The new documentary about opera singer Luciano Pavarotti (1935-2007) by Oscar-winning director Ron Howard is like the famous tenor’s public persona: Big, friendly and nonthreatening, an invitation for everyone, regardless of musical tastes, to enjoy the talents of one of the all-time greats.
Titled simply Pavarotti, Howard’s film is generous with Luciano’s music, including substantial excerpts from some of his signature arias, and it’s effective: Even non-opera fans are likely to find themselves swept away by the gorgeous melodies and incredible vocal feats. The man had mad skills.
But the core audience for Pavarotti is the singer’s fans, whether lifelong opera devotees, fans of the Three Tenors phenomenon of the 1990s, or more casual admirers who may know only the melodies of a few key pieces. An opening day audience at Asheville’s Fine Arts Theatre broke into spontaneous applause at the end, and moviegoers who had clearly been moved shared their pleasure afterwards on the sidewalk. This is the Rocketman for Tosca fans.
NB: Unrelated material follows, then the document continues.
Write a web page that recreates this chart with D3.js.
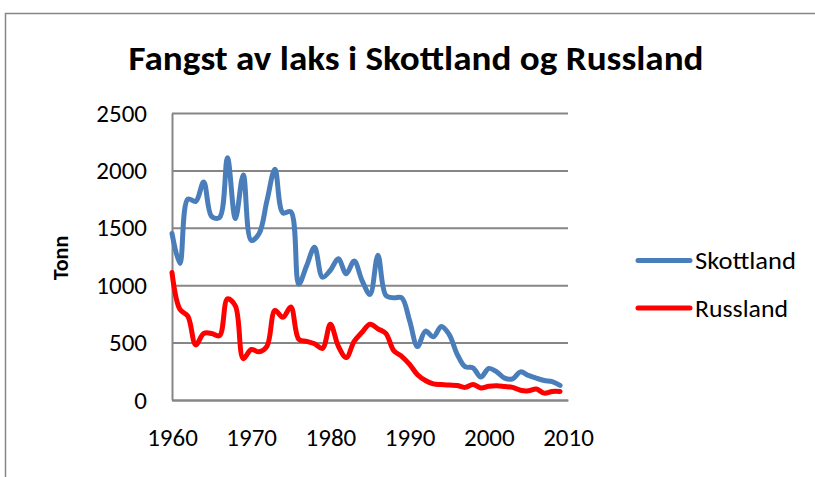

What it is not is another probing documentary akin to RBG, Won’t You Be My Neighbor?, or Ask Dr. Ruth, films that take late 20th century cultural icons and put them into the context of their times, with implicit lessons for the present day. Luciano seems to exist in Pavarotti without significant historical connections, other than his relationships with other celebrities, such as Princess Diana or Bono of U2. The changing nature of the music business, for example, is never explicitly acknowledged.
This is a celebratory biography, the story of a poor child of northern Italy who becomes a superstar through a combination of genuine talent, charisma and the shrewd marketing of a series of savvy managers and promoters (whose own histories are left largely unexplored). That’s not a bad thing: It’s a great story, with lots of memorable moments and remarkable turning points. However much or little you know about the singer, it’s delightful to have the tale summarized with authority.
The archival footage is impressive, and the interviews include almost all the major surviving players — the wife, the daughters, the mistresses, the impresarios, the collaborators. All clearly loved Luciano, despite his casual stomping on the emotions of countless loved ones. Some episodes (recording “Miss Sarajevo” with U2) get more time and attention than they deserve; others are eliminated entirely (Pavarotti’s disastrous film acting venture from the early 1980s, Yes, Giorgio). But the arc of his life is clear and seemingly accurate, and his impact on culture is well illustrated.
Even among the most elite opera stars, such as the other two thirds of the Three Tenors, Pavarotti was unique and momentous on many levels, and his ability to be both incredibly generous and stupifyingly selfish makes for a fascinating subtext to Howard’s film. Pavarotti may be a fans’ film, but it doesn’t pretend to be anything else, and it plays its part perfectly to the tragic end.
Grade: B. Rated PG-13. Now playing at the Fine Arts Theatre.